The FMA first learned of the disaster when a journalist rang it up on 21 October. It shut down its website to prevent further leakages, putting it back into service two days later. By then it had decided that no further confidential information was at risk.

“We apologise to those people who supplied us with information and also to the wider public for this error. Their trust and confidence is critical to us,” said FMA Chief Executive Rob Everett.

The FMA claims to have spotted only six cases in which someone might have gained access to sensitive personal information that people have sent it. It has contacted the people involved and claims, somewhat disconcertingly, that it has told them to take certain steps in future to protect their information.

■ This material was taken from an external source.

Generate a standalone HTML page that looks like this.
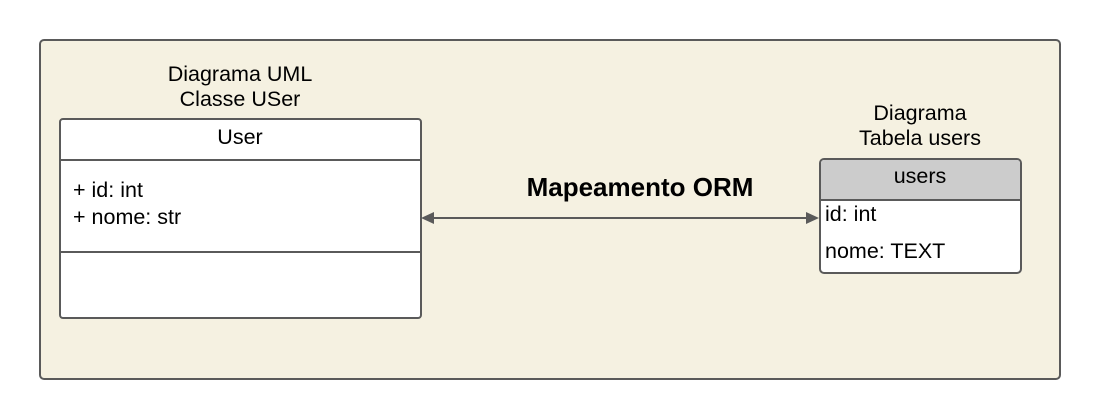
<!DOCTYPE html>
<html><head><meta charset="utf-8"><style>
body{margin:0;width:1100px;height:419px;background:#fff;position:relative;font-family:"Liberation Sans",Arial,sans-serif;overflow:hidden}
.a{position:absolute}
.t{position:absolute;font-size:21.5px;line-height:25px;color:#000;white-space:nowrap}
</style></head><body>
<div class="a" style="left:39px;top:39px;width:1018px;height:337px;background:#f5f1e1;border:2px solid #5a5a5a;border-radius:5px"></div>
<div class="t" style="left:60px;width:360px;text-align:center;top:62px">Diagrama UML<br>Classe USer</div>
<div class="a" style="left:59px;top:118px;width:359px;height:197px;background:#fff;border:2px solid #5a5a5a;border-radius:4px"></div>
<div class="a" style="left:61px;top:159px;width:359px;height:2px;background:#5a5a5a"></div>
<div class="a" style="left:61px;top:251px;width:359px;height:2px;background:#5a5a5a"></div>
<div class="t" style="left:60px;width:360px;text-align:center;top:125px">User</div>
<div class="t" style="left:73px;top:177px;line-height:27px">+ id: int<br>+ nome: str</div>
<div class="t" style="left:820px;width:200px;text-align:center;top:101px">Diagrama<br>Tabela users</div>
<div class="a" style="left:819px;top:158px;width:199px;height:112px;background:#fff;border:2px solid #5a5a5a;border-radius:5px;overflow:hidden">
<div style="height:39px;background:#cccccc;border-bottom:2px solid #5a5a5a"></div></div>
<div class="t" style="left:820px;width:200px;text-align:center;top:164px">users</div>
<div class="t" style="left:825px;top:202px">id: int</div>
<div class="t" style="left:825px;top:239px">nome: TEXT</div>
<div class="t" style="left:420px;width:440px;text-align:center;top:172px;font-size:26px;font-weight:bold;line-height:30px">Mapeamento ORM</div>
<svg class="a" style="left:0;top:0" width="1100" height="419">
<line x1="432" y1="218" x2="808" y2="218" stroke="#5a5a5a" stroke-width="2"/>
<polygon points="421,218 434,212 434,224" fill="#5a5a5a"/>
<polygon points="819,218 806,212 806,224" fill="#5a5a5a"/>
</svg>
</body></html>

A preliminary review has identified 27 instances in which Internet users downloaded documents that supported complaints. Of these, it says, six contained sensitive personal - including financial - information.

The FMA is still investigating, but believes that information supplied through an online complaints form between 2015 and 2017 'flowed' into a folder holding information to be uploaded to the FMA website. It holds that at no point could the information be found by browsing its website.

Someone accessed all but two of the documents after the FMA changed its automated search algorithms on 30 September. Other government agencies and departments have been involved in the débâcle.

Everett claims that his staff rectified the problem 'immediately' when they became aware of it. He is now trying to reassure the public that from this moment on they can expect the FMA to keep their information confidential.